If you are anything like me, you may be wondering what family law truly entails, after all, a family should be pretty simple. An “ideal family’ consists of a mother, father, and probably two children, however, we must note that most people in Uganda alone do not experience this particular form of family.
The Objective XIX of the National Objectives and Directive Principles of State Policy in the 1995 Constitution of Uganda (as amended) defines a family as the natural and basic unit of society and is entitled to protection by society and the State and further goes on to highlight the rights a family has under Article 31.
Disagreements are common with every relationship and a family is no exception. Family Law can be defined as the portion of the law that governs the relationships between children and parents, and between adults in close emotional relationships.
Other things may change us, but we start and end with the familyAnthony Brandt
While family law in Uganda covers all aspects that concerns a family and all disputes that may arise in between, it is easy to think that Family Law is simply limited to marriage and succession.
Contrary to what many may think, there are so many parts of the law that can affect a family and its respective relationships ranging from land disputes to taxation. The trick to finding out whether your query or concern falls under this particular branch of law is pretty simple. Here are a few things that are tackled under family law.
Marriage is one of the most common sections of family law. The 1995 Constitution of Uganda states that a person of the age of 18 years and above has a right to marry and found a family and the pair are entitled to equal rights in marriage, during the marriage, and at its dissolution.
The decision to marry is very separate from the decision to live together and bear children together. A legal marriage under the laws of Uganda offers a couple of different rights that simple cohabitation would not. These include a right to inheritance, property, and family maintenance.

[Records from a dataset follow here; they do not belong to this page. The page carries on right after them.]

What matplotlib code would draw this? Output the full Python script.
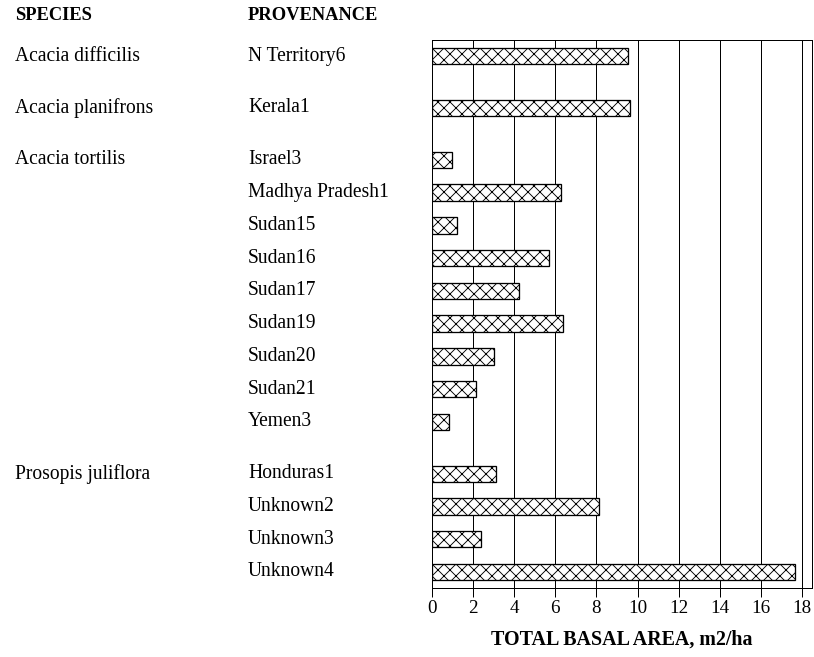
import matplotlib.pyplot as plt
from matplotlib.transforms import blended_transform_factory

species = ["Acacia difficilis", "Acacia planifrons", "Acacia tortilis", "Prosopis juliflora"]
provenances = [
    ["N Territory6"],
    ["Kerala1"],
    ["Israel3", "Madhya Pradesh1", "Sudan15", "Sudan16", "Sudan17",
     "Sudan19", "Sudan20", "Sudan21", "Yemen3"],
    ["Honduras1", "Unknown2", "Unknown3", "Unknown4"],
]
basal_area = [
    [9.55],
    [9.65],
    [0.95, 6.3, 1.2, 5.7, 4.25, 6.35, 3.0, 2.15, 0.85],
    [3.1, 8.15, 2.4, 17.65],
]
x_ticks = list(range(0, 19, 2))

plt.rcParams['font.family'] = ['Liberation Serif', 'DejaVu Serif']
plt.rcParams['hatch.linewidth'] = 0.9

# dpi 72 so font sizes are in pixels
fig = plt.figure(figsize=(814 / 72, 657 / 72), dpi=72)
ax = fig.add_axes([432 / 814, 1 - 588 / 657, 380 / 814, 548 / 657])

# row positions: one step inside a species, a bigger step between species
pos = []
group_first = []
y = 0.0
for names in provenances:
    group_first.append(y)
    for _ in names:
        pos.append(y)
        y += 1
    y += 0.585
pos_last = pos[-1]

values = [v for grp in basal_area for v in grp]
labels = [n for grp in provenances for n in grp]

ax.barh(pos, values, height=0.5, color='white', edgecolor='black',
        linewidth=1.3, hatch='xx', zorder=3)

ax.set_xlim(0, 18.49)
ax.set_ylim(pos_last + 0.49, -0.49)
ax.set_xticks(x_ticks)
ax.set_yticks([])
ax.tick_params(axis='x', direction='out', length=9, width=1, labelsize=19, pad=3)
for sp in ax.spines.values():
    sp.set_linewidth(1)
    sp.set_color('black')
for t in x_ticks[1:]:
    ax.axvline(t, color='black', linewidth=1, zorder=1)

trans = blended_transform_factory(fig.transFigure, ax.transData)
for p, name in zip(pos, labels):
    ax.text(248 / 814, p, name, transform=trans, ha='left', va='center',
            fontsize=19.5, clip_on=False)
for p, name in zip(group_first, species):
    ax.text(15 / 814, p, name, transform=trans, ha='left', va='center',
            fontsize=19.5, clip_on=False)

fig.text(15 / 814, 1 - 16 / 657, "SPECIES", ha='left', va='center',
         fontsize=18.5, fontweight='bold')
fig.text(248 / 814, 1 - 16 / 657, "PROVENANCE", ha='left', va='center',
         fontsize=18.5, fontweight='bold')
fig.text(622 / 814, 1 - 640 / 657, "TOTAL BASAL AREA, m2/ha", ha='center',
         va='center', fontsize=20, fontweight='bold')

fig.savefig('out.png', dpi=72)
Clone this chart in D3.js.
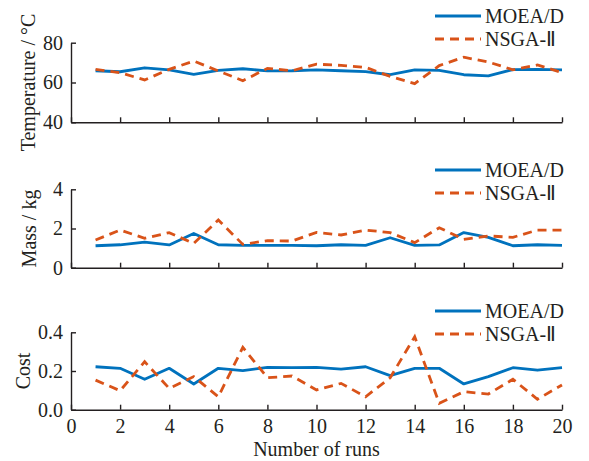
<!DOCTYPE html>
<html>
<head>
<meta charset="utf-8">
<script src="https://cdn.jsdelivr.net/npm/d3@7"></script>
<style>
body { margin: 0; background: #fff; }
text { font-family: "Liberation Serif", "Times New Roman", serif; fill: #231f20; }
</style>
</head>
<body>
<svg id="chart" width="589" height="461"></svg>
<script>
var runs = [1, 2, 3, 4, 5, 6, 7, 8, 9, 10, 11, 12, 13, 14, 15, 16, 17, 18, 19, 20],
xTicks = [0, 2, 4, 6, 8, 10, 12, 14, 16, 18, 20],
seriesNames = ["MOEA/D", "NSGA-\u2161"];

// temperature
var tempMoead = [65.9, 65.4, 67.4, 66.3, 64.1, 66.1, 66.9, 65.8, 65.9, 66.3, 65.9, 65.5, 63.9, 66.3, 66.1, 63.9, 63.3, 66.5, 66.6, 66.3],
tempNsga = [66.6, 64.9, 61.3, 66.6, 70.8, 65.8, 60.9, 67.1, 65.9, 69.2, 68.6, 67.6, 63.1, 59.4, 68.5, 72.7, 70.3, 66.4, 68.8, 65.0],
tempTicks = [40, 60, 80];

// mass
var massMoead = [1.12, 1.17, 1.31, 1.16, 1.75, 1.17, 1.14, 1.14, 1.14, 1.12, 1.17, 1.14, 1.53, 1.14, 1.16, 1.79, 1.55, 1.12, 1.17, 1.14],
massNsga = [1.41, 1.92, 1.50, 1.79, 1.24, 2.43, 1.19, 1.38, 1.36, 1.80, 1.67, 1.92, 1.79, 1.28, 2.04, 1.45, 1.62, 1.55, 1.92, 1.92],
massTicks = [0, 2, 4];

// cost
var costMoead = [0.222, 0.214, 0.157, 0.214, 0.133, 0.214, 0.202, 0.219, 0.217, 0.219, 0.210, 0.222, 0.176, 0.214, 0.214, 0.133, 0.171, 0.217, 0.204, 0.217],
costNsga = [0.153, 0.098, 0.248, 0.110, 0.171, 0.067, 0.322, 0.165, 0.174, 0.102, 0.136, 0.067, 0.165, 0.377, 0.033, 0.093, 0.081, 0.157, 0.054, 0.128],
costTicks = [0, 0.2, 0.4];

var blue = "#0072bd",
orange = "#d95319",
axisColor = "#231f20",
fontSize = 20;

var svg = d3.select("#chart");

var x = d3.scaleLinear()
.domain([0, 20])
.range([71, 562]);

var panels = [
  {label: "Temperature / \u00b0C", a: tempMoead, b: tempNsga, ticks: tempTicks, fmt: d3.format("d"), top: 42.7, bottom: 122.3, labelX: 28, legendY: 16, xLabels: false},
  {label: "Mass / kg", a: massMoead, b: massNsga, ticks: massTicks, fmt: d3.format("d"), top: 189.3, bottom: 267.7, labelX: 29, legendY: 170, xLabels: false},
  {label: "Cost", a: costMoead, b: costNsga, ticks: costTicks, fmt: d3.format(".1f"), top: 332.3, bottom: 409.7, labelX: 23, legendY: 311, xLabels: true}
];

panels.forEach(function (p) {
  var y = d3.scaleLinear()
  .domain([p.ticks[0], p.ticks[p.ticks.length - 1]])
  .range([p.bottom, p.top]);

  var g = svg.append("g");

  // axes
  var xAxis = d3.axisBottom(x)
  .tickValues(xTicks)
  .tickSizeInner(-5)
  .tickSizeOuter(0)
  .tickPadding(9)
  .tickFormat(p.xLabels ? d3.format("d") : "");

  var gx = g.append("g")
  .attr("transform", "translate(0," + p.bottom + ")")
  .call(xAxis);

  var yAxis = d3.axisLeft(y)
  .tickValues(p.ticks)
  .tickSizeInner(-5)
  .tickSizeOuter(0)
  .tickPadding(8)
  .tickFormat(p.fmt);

  var gy = g.append("g")
  .attr("transform", "translate(" + x(0) + ",0)")
  .call(yAxis);

  [gx, gy].forEach(function (ax) {
    ax.selectAll("path, line")
    .attr("stroke", axisColor)
    .attr("stroke-width", 1.4);
    ax.selectAll("text")
    .attr("font-size", fontSize + "px")
    .attr("font-family", "Liberation Serif, Times New Roman, serif")
    .attr("fill", axisColor);
  });

  g.append("text")
  .attr("transform", "translate(" + p.labelX + "," + (p.top + p.bottom) / 2 + ") rotate(-90)")
  .attr("text-anchor", "middle")
  .attr("dy", "0.35em")
  .attr("font-size", fontSize + "px")
  .text(p.label);

  // lines
  var line = d3.line()
  .x(function (d, i) { return x(runs[i]); })
  .y(function (d) { return y(d); });

  g.append("path")
  .datum(p.a)
  .attr("d", line)
  .attr("fill", "none")
  .attr("stroke", blue)
  .attr("stroke-width", 2.8)
  .attr("stroke-linejoin", "round");

  g.append("path")
  .datum(p.b)
  .attr("d", line)
  .attr("fill", "none")
  .attr("stroke", orange)
  .attr("stroke-width", 2.8)
  .attr("stroke-dasharray", "9,6");

  // legend
  var legend = g.selectAll("g.legend")
  .data(seriesNames)
  .enter().append("g")
  .attr("class", "legend")
  .attr("transform", function (d, i) { return "translate(435," + (p.legendY + i * 23) + ")"; });

  legend.append("line")
  .attr("x1", 0)
  .attr("x2", 46)
  .attr("stroke", function (d, i) { return i == 0 ? blue : orange; })
  .attr("stroke-width", 2.8)
  .attr("stroke-dasharray", function (d, i) { return i == 0 ? null : "9,6"; });

  legend.append("text")
  .attr("x", 50)
  .attr("dy", "0.35em")
  .attr("font-size", fontSize + "px")
  .text(function (d) { return d; });
});

svg.append("text")
.attr("x", (x(0) + x(20)) / 2)
.attr("y", 456)
.attr("text-anchor", "middle")
.attr("font-size", fontSize + "px")
.text("Number of runs");
</script>
</body>
</html>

These rights are only given when a couple has married under the acceptable and legal forms of marriage in Uganda.
I) Customary Marriage
II) Civil Marriage
III) Islamic Marriage
It is important to note that cohabitation (where man and woman live together without going through any of the legally recognised marriages) is not recognised as a valid form of marriage in Uganda.
If you have gone through a divorce, you might have an inkling of what separation feels like. While the idea is that a couple will live happily ever after, the reality is that sometimes these relationships do not last. Now you may wonder what the difference between a separation and divorce is.
A separation does not end a marriage, but only suspends certain rights of the husband and the wife. The husband and wife are still considered to be married and neither of them can marry another person during the separation. In modern terms, a separation would be considered as ‘taking a break.’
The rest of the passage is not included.